NAME¶
Jifty::I18N - Internationalization framework for Jifty
SYNOPSIS¶
  # Whenever you need an internationalized string:
  print _('Hello, %1!', 'World');
In your Mason templates:
  <% _('Hello, %1!', 'World') %>
METHODS¶
"_"¶
This module provides a method named "_", which allows you to quickly
  and easily include localized strings in your application. The first argument
  is the string to be translated. If that string contains placeholders, the
  remaining arguments are used to replace the placeholders. The placeholders in
  the form of "%1" where the number is the number of the argument used
  to replace it:
  _('Welcome %1 to the %2', 'Bob', 'World');
This example would return the string "Welcome Bob to the World" if no
  translation is being performed.
new¶
Set up Jifty's internationalization for your application. This pulls in Jifty's
  PO files, your PO files and then exports the _ function into the wider world.
install_global_loc¶
available_languages¶
Return an array of available languages
_get_file_patterns¶
Get list of patterns for all PO files in the project. (Paths are gotten from the
  configuration variables and plugins).
get_language_handle¶
Get the language handle for this request.
get_current_language¶
Get the current language for this request, formatted as a Locale::Maketext
  subclass string (i.e., "zh_tw" instead of "zh-TW").
refresh¶
Used by Jifty::Handler in DevelMode to reload 
.po files whenever they are
  modified on disk.
promote_encoding STRING [CONTENT-TYPE]¶
Return STRING promoted to our best-guess of an appropriate encoding. STRING
  should 
not have the UTF-8 flag set when passed in.
Optionally, you can pass a MIME content-type string as a second argument.
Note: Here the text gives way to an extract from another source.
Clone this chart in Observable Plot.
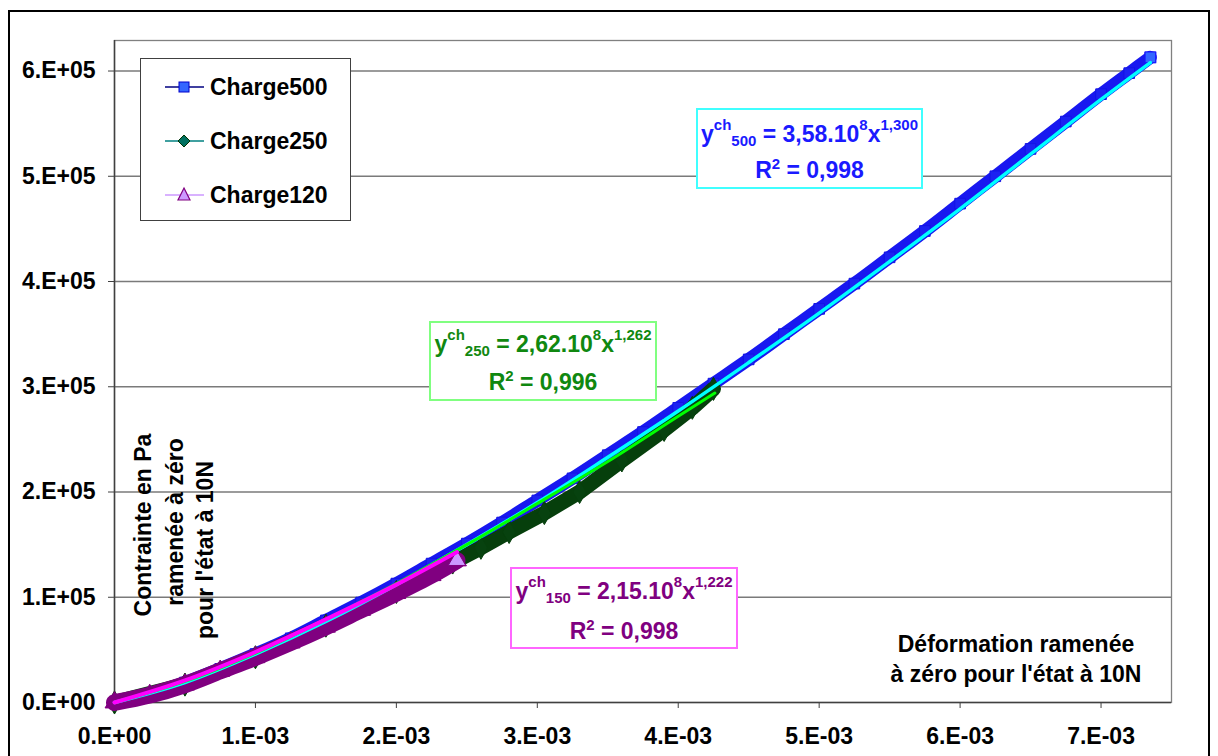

If it
  contains a charset= parameter, we will use that encoding. Failing that, we use
  Encode::Guess to guess between UTF-8 and iso-latin-1. If that fails, and the
  string validates as UTF-8, we assume that. Finally, we fall back on returning
  the string as is.
maybe_decode_utf8 STRING¶
Attempt to decode STRING as UTF-8. If STRING is not valid UTF-8, or already
  contains wide characters, return it undecoded.
N.B: In an ideal world, we wouldn't need this function, since we would know
  whether any given piece of input is UTF-8. However, the world is not
  ideal.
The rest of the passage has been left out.